In 2000, members of the Virginia General Assembly requested the return of the flag to Virginia, but it was not returned. The group of Virginia State Senators from the southwestern portion of the state were inspired to make the request by Caveness's Civil War reenactment group and their efforts to have the flag returned. They created a resolution and brought it to the floor of the Virginia Senate. One of the resolution's sponsors, John S. Edwards, described the proposed return of the flag as "a matter of state pride" and stated that he did not know why Minnesota needed it; Ian Stewart, deputy director of the Minnesota Historical Society, responded by disagreeing with the premise that the flag was more important to Virginia than Minnesota and stated that "Unless there's a compelling legal reason to return it, we are not inclined to do so." Stewart additionally questioned why the Virginia Senate was raising an issue about a Confederate symbol, noting the then-ongoing controversy over the display of a Confederate flag in South Carolina.
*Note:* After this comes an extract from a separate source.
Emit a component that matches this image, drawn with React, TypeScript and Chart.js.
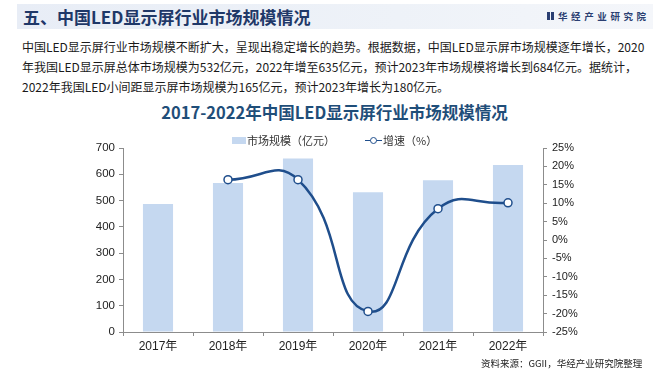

The Virginia Senate approved the resolution.

[The flag] was taken in a battle with the cost of the blood of all these Minnesotans. It would be a sacrilege to return it to [Virginia]. It's something that was earned through the incredible courage and valor of the men who gave their lives and risked their lives to obtain it.
— – Mark Dayton, then Governor of Minnesota, in response to the Governor of Virginia's 2013 request to borrow the flag

In response to the 2000 resolution by Virginia, Minnesota Governor Jesse Ventura stated "Why? I mean, we won," and that "We took it, that makes it our heritage."

====21st century====
In 2002, John S. Brown, then Chief of Military History at the United States Army Center of Military History, declared that the flag should be housed in a military history museum in Virginia.

In 2003, officials in Virginia including then-Governor of Virginia Mark Warner demanded the return of the flag; Minnesota Governor Tim Pawlenty responded that Virginia was "not getting it. [...] We believe it's rightfully ours, and we're not giving it back to Virginia."

In 2013, 150 years after the Battle of Gettysburg, the governor of Virginia requested to borrow the flag. Minnesota Governor Mark Dayton declined.

== Present condition ==
Based on photos of the 28th Virginia battle flag, less than one percent of its fabric is missing, according to Fonda Thomsen of Textile Preservation Associates, Inc. The middle eyelet is torn, while there are roughly 12 holes in the red quadrants, and some holes in the border of the fly end. The flag has not been tested for blood, though some reports have indicated that it is bloodstained. It is kept in a drawer inside a cabinet within the Minnesota Historical Society, the location of which is undisclosed for security reasons.